Ciertas autoridades gubernamentales, con criterio válido y que podría ser objeto de legítimo debate público, sostienen, ante las demandas de consulta popular, que un referéndum o una consulta implicaría echar por la borda el preacuerdo y privar al país de algún beneficio por las aguas del Silala que Chile usa centenariamente. Ése es un argumento de responsabilidad política atendible, pero que sensiblemente va en contracorriente de la onda política predominante: ¿no era que mandaríamos obedeciendo?
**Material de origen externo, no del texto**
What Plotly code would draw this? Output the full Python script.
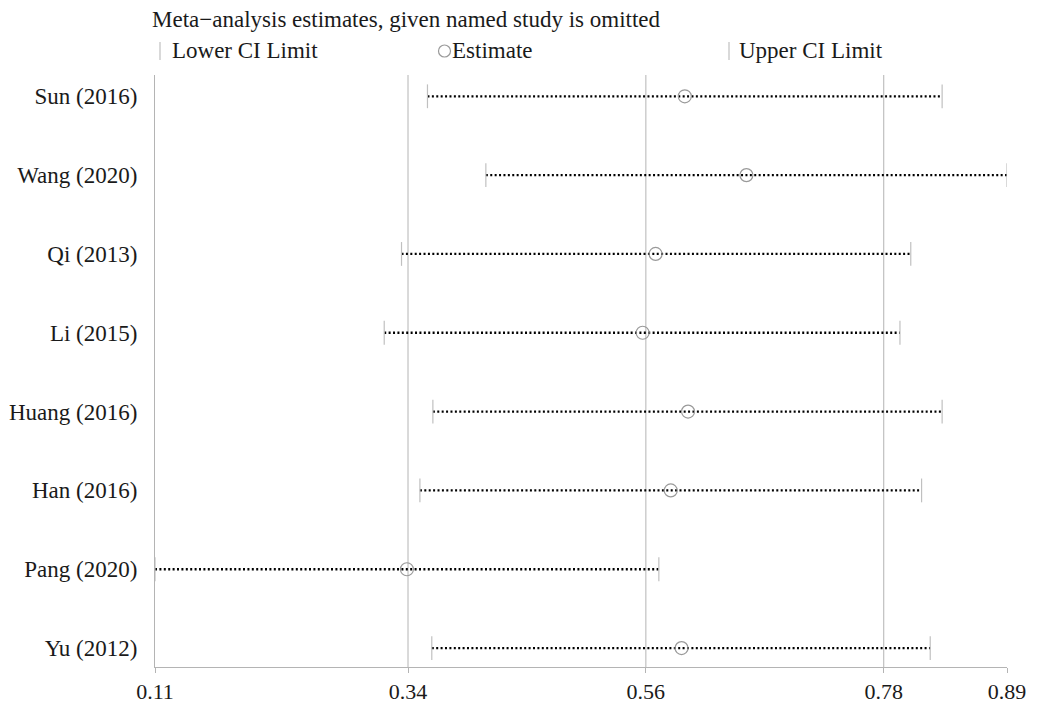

La disputa de estos días no puede verse con los ojos del oportunismo, ayer chilenófilo y pragmático, hoy nacionalista y plañidero, sólo porque hay que asestarle un golpe al gobierno. Que el actual régimen introduzca en su léxico criterios realistas, alejados de la adulación del primer reflejo emocional, es una buena noticia. El país debería alentar la discusión desprejuiciada, basada en datos, en los intereses nacionales y en el mejor modo de servirlos, atendiendo la memoria y la historia pero también los intereses de los bolivianos que viven. Si las autoridades están dispuestas a hacerlo, que se sometan a los rigores de la defensa de una posición que predican beneficiosa para el país. Pero también, que no olviden la máxima bíblica de que “con la vara que midáis seréis medidos”. Una vara pequeña y mezquina que, tristemente, el país ha usado para juzgar los actos de todos, en perjuicio únicamente propio.